Today’s employment report shows steady employment growth, fast enough to keep the jobless rate from rising, but not fast enough to knock it down much.
December’s payrolls were up 155,000 and the unemployment rate held steady at 7.8 percent. Factories and construction sites added jobs — 25,000 and 30,000, respectively — an improvement over recent months. On the other hand, the public sector shed another 13,000 jobs, driven exclusively by local governments, the continuation of a longer-term negative trend as localities struggle with budget constraints.
Hourly wages and average weekly hours got a bit of a bump up as well, so weekly earnings are up 2.4 percent over the past year.

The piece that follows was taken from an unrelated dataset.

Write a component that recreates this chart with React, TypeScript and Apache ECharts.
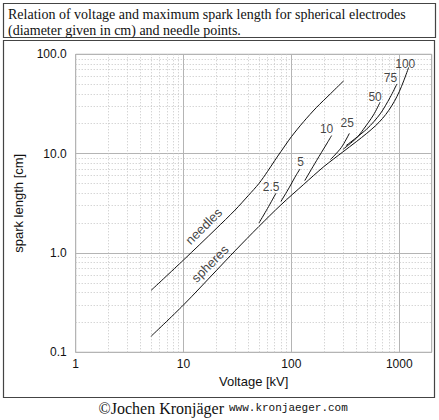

Since inflation recently has been tracking at around 2 percent, that’s a slight gain in real pay (important, because starting this month, most workers will take a 2 percent hit to their paychecks due to the expiration of the payroll tax break, a casualty of the fiscal cliff deal). There was also some evidence of more folks moving from part-time into full-time jobs.
The main, first-take point here is that this is a glass-half-full-glass-half-empty jobs report, and more broadly speaking, job market. In the near term, market and political volatility over the recent fiscal craziness is not particularly evident in the job market, which has been moving along at about a trend growth rate. Uninspiring, and not fast enough to provide the opportunities we need, but steady and pretty resilient to everything from congressional wound-infliction and hurricanes.
Over the longer term, say, the last two years (2011 and 2012), employment averaged about 150,000 jobs a month, or 1.8 million jobs added in both those years. That’s enough to slowly open up job opportunities for the unemployed and to absorb new labor force entrants. But the key word is “slowly.”
The figure shows this steady-as-she-goes point by plotting year-over-year growth starting in 2009 (so the first data point is payroll levels in December 2009- those in December 2008). You see job growth climbing out of the recession and settling into the current trend toward the end of 2011, where we’ve stayed since.
Historically, following a deep recession like the one we went through, you’d get months with much larger gains than we’ve seen, thus closing the jobs gap and bringing down the unemployment rate more quickly. That hasn’t happened, in no small part because policy, which responded quickly and forcefully to the downturn, petered out too soon. We prematurely pivoted to austerity — not European-style, but still — and that’s hurt our ability to climb back faster.
Still, we’re growing at a steady pace and the last thing we’d want to do is screw around with the debt ceiling … right? … right?? … anyone??? … Bueller?